The Edition


Maldives declares Jumhoory Party leader a fugitive

Farah Ahmed
03 October 2017, MVT 13:32
Qasim pictured leaving the Criminal Court PHOTO:Nishan Ali/Mihaaru
Farah Ahmed
03 October 2017, MVT 13:32

Since Jumhoory Party (JP)’s leader Qasim Ibrahim has exhausted all the leave extensions that have been granted to him, he will now be considered a fugitive of the state, Maldives Correctional Service (MCS) declared on Tuesday.

The opposition leader, who was convicted for three-years, two-months and 12-days on bribery charges, is currently in Singapore being treated for a cardiac problem.

MCS on Monday told Qasim’s family that he will not be granted any more leave extensions. His last leave extension expired on Monday.

A spokesperson from MCS said that the last week-long extension was granted to him for his family to make the necessary arrangements to bring him back.

The next course of action will be to send Maldivian police officers to apprehend him, MCS spokesperson said.

“If a convicted felon does not return within the duration that he was granted, he will be considered a fugitive. We will then ask the police to bring them back,” the spokesperson explained.

According to the former Maamigili MP’s lawyers, he had, indeed, gone to the airport on Monday to return to the Maldives. However, he was not allowed to board the plane as he was deemed unfit for travel. This is the second time that Qasim was not allowed on-board because of his condition.

The lawyers also revealed that Qasim has another test scheduled for October 19 at Mount Elizabeth Hospital in Singapore.

Qasim’s doctors revealed that he suffers from coronary artery disease which causes the main coronary arteries of the heart to narrow, and if the narrowing becomes critical, the patient can develop chest pains and shortness of breath among other symptoms.

His doctors have recommended to keep him under observation before and after his heart surgery, and advised him not to fly out for another three months while he is recovering.

Qasim was initially given 10-days medical leave on September 6; however, after Qasim’s family consulted with his doctors, they had appealed for a leave extension of three months, till December 2017. MCS had refused at first, but after his lawyers filed the official medical documents, including letters from Qasim’s physician which explicitly stated that he needed to remain hospitalised for further treatments, MCS conceded and granted another 10 days.

Whilst Qasim’s original 10-day leave expired on September 16, the second extension expired on Tuesday, September 26.

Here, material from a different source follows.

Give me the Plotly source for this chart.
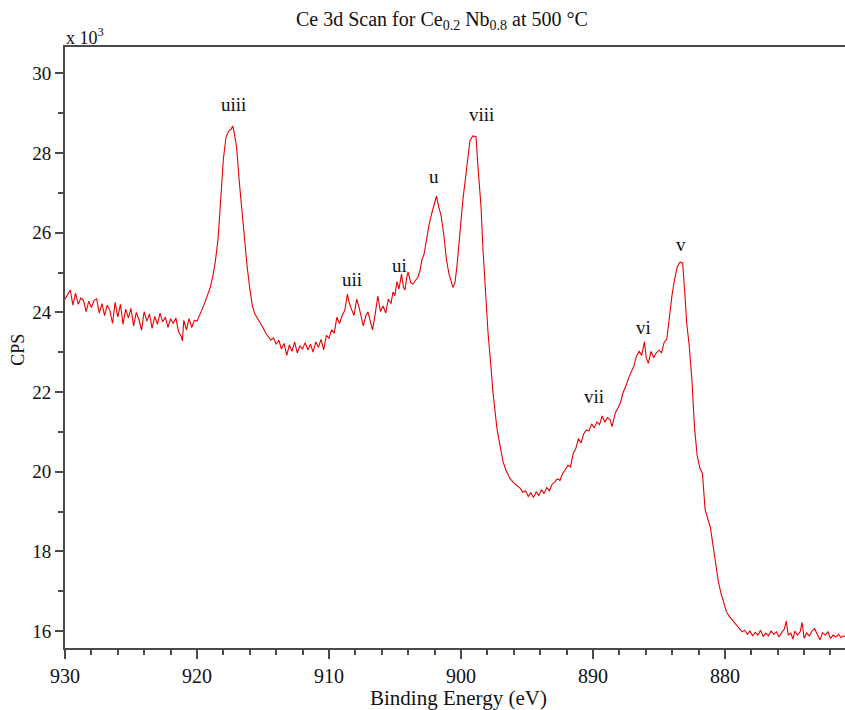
import plotly.graph_objects as go

# Binding energy (eV) and counts (x 10^3 CPS)
energy = [
    930.0, 929.8, 929.6, 929.4, 929.2, 929.0, 928.8, 928.6, 928.4, 928.2,
    928.0, 927.8, 927.6, 927.4, 927.2, 927.0, 926.8, 926.6, 926.4, 926.2,
    926.0, 925.8, 925.6, 925.4, 925.2, 925.0, 924.8, 924.6, 924.4, 924.2,
    924.0, 923.8, 923.6, 923.4, 923.2, 923.0, 922.8, 922.6, 922.4, 922.2,
    922.0, 921.8, 921.6, 921.4, 921.2, 921.1, 921.0, 920.8, 920.6, 920.4,
    920.2, 920.0, 919.8, 919.6, 919.4, 919.2, 919.0, 918.8, 918.6, 918.4,
    918.2, 918.0, 917.8, 917.6, 917.4, 917.3, 917.2, 917.0, 916.8, 916.6,
    916.4, 916.2, 916.0, 915.8, 915.6, 915.4, 915.2, 915.0, 914.8, 914.6,
    914.4, 914.2, 914.0, 913.8, 913.6, 913.4, 913.2, 913.0, 912.8, 912.6,
    912.4, 912.2, 912.0, 911.8, 911.6, 911.4, 911.2, 911.0, 910.8, 910.6,
    910.4, 910.2, 910.0, 909.8, 909.6, 909.4, 909.2, 909.0, 908.8, 908.6,
    908.5, 908.3, 908.1, 907.9, 907.7, 907.4, 907.2, 907.05, 906.9, 906.7,
    906.5, 906.3, 906.1, 905.9, 905.7, 905.5, 905.3, 905.15, 905.0, 904.85,
    904.7, 904.5, 904.35, 904.24, 904.1, 904.0, 903.8, 903.64, 903.45, 903.26,
    903.1, 902.95, 902.8, 902.6, 902.4, 902.2, 902.0, 901.85, 901.7, 901.5,
    901.3, 901.1, 900.9, 900.7, 900.6, 900.45, 900.3, 900.1, 899.85, 899.55,
    899.32, 899.1, 898.86, 898.71, 898.48, 898.33, 898.11, 897.95, 897.73, 897.58,
    897.27, 897.05, 896.82, 896.6, 896.29, 896.0, 895.76, 895.5, 895.3, 895.1,
    894.9, 894.7, 894.5, 894.3, 894.1, 893.9, 893.7, 893.5, 893.3, 893.1,
    892.9, 892.7, 892.5, 892.3, 892.1, 891.9, 891.7, 891.5, 891.3, 891.1,
    890.9, 890.7, 890.5, 890.3, 890.1, 889.9, 889.7, 889.5, 889.3, 889.1,
    888.9, 888.7, 888.55, 888.3, 888.1, 887.9, 887.7, 887.5, 887.3, 887.1,
    886.9, 886.7, 886.5, 886.3, 886.1, 885.95, 885.8, 885.6, 885.4, 885.2,
    885.0, 884.8, 884.6, 884.4, 884.2, 884.0, 883.8, 883.6, 883.4, 883.2,
    883.0, 882.9, 882.7, 882.5, 882.3, 882.1, 881.9, 881.7, 881.5, 881.3,
    881.1, 880.9, 880.7, 880.5, 880.3, 880.1, 879.9, 879.7, 879.5, 879.3,
    879.1, 878.9, 878.7, 878.5, 878.3, 878.1, 877.9, 877.7, 877.5, 877.3,
    877.1, 876.9, 876.7, 876.5, 876.3, 876.1, 875.9, 875.7, 875.5, 875.35,
    875.2, 875.0, 874.85, 874.7, 874.5, 874.3, 874.15, 874.0, 873.8, 873.6,
    873.4, 873.2, 873.0, 872.8, 872.6, 872.4, 872.2, 872.0, 871.8, 871.6,
    871.4, 871.2, 871.0, 870.9,
]
cps_k = [
    24.33, 24.45, 24.56, 24.18, 24.48, 24.20, 24.36, 24.30, 24.02, 24.28,
    24.12, 24.30, 24.34, 23.98, 24.22, 23.92, 24.18, 24.05, 23.72, 24.25,
    23.88, 24.20, 23.70, 24.08, 23.86, 24.10, 23.66, 24.00, 23.82, 23.55,
    24.02, 23.78, 23.96, 23.60, 23.90, 23.70, 23.98, 23.76, 23.88, 23.62,
    23.84, 23.72, 23.86, 23.52, 23.40, 23.28, 23.80, 23.56, 23.84, 23.62,
    23.80, 23.78, 23.92, 24.08, 24.25, 24.45, 24.62, 24.90, 25.30, 25.85,
    26.75, 27.85, 28.40, 28.55, 28.60, 28.68, 28.55, 28.15, 27.30, 26.55,
    25.80, 25.15, 24.60, 24.15, 23.95, 23.85, 23.75, 23.62, 23.48, 23.40,
    23.30, 23.36, 23.20, 23.30, 23.08, 23.22, 22.92, 23.18, 23.02, 23.26,
    22.98, 23.16, 23.08, 23.24, 23.06, 23.20, 23.00, 23.26, 23.12, 23.32,
    23.06, 23.42, 23.35, 23.56, 23.48, 23.88, 23.72, 23.92, 24.05, 24.46,
    24.28, 24.08, 23.92, 24.33, 24.10, 23.66, 23.92, 24.01, 23.78, 23.56,
    23.95, 24.41, 24.02, 24.16, 23.98, 24.33, 24.22, 24.51, 24.42, 24.78,
    24.58, 24.96, 24.62, 24.56, 24.90, 25.01, 24.74, 24.71, 24.80, 24.88,
    25.05, 25.33, 25.45, 25.85, 26.22, 26.50, 26.75, 26.92, 26.68, 26.42,
    25.95, 25.33, 24.95, 24.72, 24.62, 24.75, 25.16, 25.90, 26.83, 27.66,
    28.30, 28.43, 28.41, 27.66, 26.66, 25.58, 24.33, 23.50, 22.66, 22.01,
    21.08, 20.66, 20.26, 20.05, 19.83, 19.72, 19.66, 19.58, 19.48, 19.52,
    19.38, 19.47, 19.35, 19.50, 19.40, 19.55, 19.45, 19.60, 19.52, 19.68,
    19.74, 19.82, 19.78, 19.95, 20.05, 20.16, 20.12, 20.45, 20.58, 20.83,
    20.72, 20.95, 21.05, 21.02, 21.20, 21.10, 21.25, 21.18, 21.40, 21.24,
    21.36, 21.30, 21.13, 21.48, 21.60, 21.75, 22.00, 22.15, 22.35, 22.50,
    22.65, 22.90, 23.02, 22.92, 23.26, 22.85, 22.72, 23.02, 22.86, 22.98,
    23.05, 22.98, 23.25, 23.33, 23.98, 24.45, 24.85, 25.15, 25.26, 25.24,
    24.30, 23.75, 23.15, 22.30, 21.10, 20.40, 20.10, 19.95, 19.05, 18.85,
    18.60, 18.15, 17.70, 17.25, 16.95, 16.70, 16.50, 16.38, 16.30, 16.22,
    16.15, 16.05, 15.98, 16.02, 15.92, 16.00, 15.88, 15.97, 15.90, 16.02,
    15.86, 15.95, 15.88, 16.00, 15.92, 15.98, 15.85, 15.96, 16.05, 16.25,
    15.90, 15.95, 15.80, 16.00, 15.90, 15.98, 16.22, 15.82, 15.95, 15.88,
    16.00, 16.06, 15.92, 15.78, 15.96, 15.90, 15.98, 15.82, 15.90, 15.85,
    15.92, 15.84, 15.88, 15.86,
]

# Peak labels and where they are written (eV, x10^3 CPS)
peak_names = ["uiii", "uii", "ui", "u", "viii", "vii", "vi", "v"]
peak_label_x = [917.2, 908.26, 904.62, 902.05, 898.41, 889.92, 886.14, 883.33]
peak_label_y = [29.21, 24.83, 25.18, 27.41, 28.96, 21.88, 23.63, 25.71]

x_major_ticks = [930, 920, 910, 900, 890, 880]
y_major_ticks = [16, 18, 20, 22, 24, 26, 28, 30]

SERIF = "Liberation Serif"
AXIS_COLOR = "#4a4a4a"

fig = go.Figure()
fig.add_trace(go.Scatter(
    x=energy, y=cps_k, mode="lines",
    line=dict(color="#e60000", width=1.1),
    hoverinfo="skip", showlegend=False,
))

annotations = []
for name, lx, ly in zip(peak_names, peak_label_x, peak_label_y):
    annotations.append(dict(
        x=lx, y=ly, xref="x", yref="y", text=name, showarrow=False,
        font=dict(family=SERIF, size=19, color="#111"),
        xanchor="center", yanchor="middle",
    ))

annotations += [
    dict(text="Ce 3d Scan for Ce<sub>0.2</sub> Nb<sub>0.8</sub> at 500 °C",
         xref="paper", yref="paper", x=0.4833, y=1.0449,
         xanchor="center", yanchor="middle", showarrow=False,
         font=dict(family=SERIF, size=20, color="#111")),
    dict(text="x 10<sup>3</sup>", xref="paper", yref="paper", x=-0.001, y=1.0183,
         xanchor="left", yanchor="middle", showarrow=False,
         font=dict(family=SERIF, size=18, color="#111")),
    dict(text="CPS", xref="paper", yref="paper", x=-0.0603, y=0.496,
         xanchor="center", yanchor="middle", textangle=-90, showarrow=False,
         font=dict(family=SERIF, size=18, color="#111")),
    dict(text="Binding Energy (eV)", xref="paper", yref="paper", x=0.505, y=-0.0832,
         xanchor="center", yanchor="middle", showarrow=False,
         font=dict(family=SERIF, size=21, color="#111")),
]

fig.update_layout(
    width=845, height=710,
    margin=dict(l=65, r=0, t=47, b=62),
    paper_bgcolor="white", plot_bgcolor="white",
    annotations=annotations,
    font=dict(family=SERIF, color="#111"),
    xaxis=dict(
        range=[930, 870.9], showgrid=False, zeroline=False,
        showline=True, linecolor=AXIS_COLOR, linewidth=2, mirror=True,
        ticks="outside", tickvals=x_major_ticks, ticklen=9, tickwidth=1.5,
        tickcolor=AXIS_COLOR,
        tickfont=dict(family=SERIF, size=20, color="#111"),
        minor=dict(ticks="outside", dtick=2, tick0=0, ticklen=5, tickwidth=1.5,
                   tickcolor=AXIS_COLOR, showgrid=False),
    ),
    yaxis=dict(
        range=[15.575, 30.66], showgrid=False, zeroline=False,
        showline=True, linecolor=AXIS_COLOR, linewidth=2, mirror=False,
        ticks="outside", tickvals=y_major_ticks, ticklen=8, tickwidth=1.5,
        tickcolor=AXIS_COLOR,
        tickfont=dict(family=SERIF, size=19, color="#111"),
        minor=dict(ticks="outside", dtick=1, tick0=0, ticklen=5, tickwidth=1.5,
                   tickcolor=AXIS_COLOR, showgrid=False),
    ),
)

fig.write_html("out.html")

An MCS spokesperson had later revealed that the former Maamigili MP was supposed to return on Monday, September 25 – before his leave officially expired.

After Qasim was not allowed to board the plane to return to Maldives, MCS had given an additional week to make the arrangements for him to return; this leave expired on Monday.

The former lawmaker was sentenced for a bribery conviction in late August for comments he had made at an opposition rally held ahead of the opposition-lobbied censure motion against the parliament’s speaker last March. During his initial verdict hearing, Qasim had fainted in the court and was sentenced at a later hearing in absentia. Despite his verdict ordering authorities to make arrangements for the opposition leader to be sent abroad for treatment immediately, he was hospitalised in the state-run Indira Gandhi Memorial Hospital (IGMH) for several days before MCS had made arrangements for him to leave.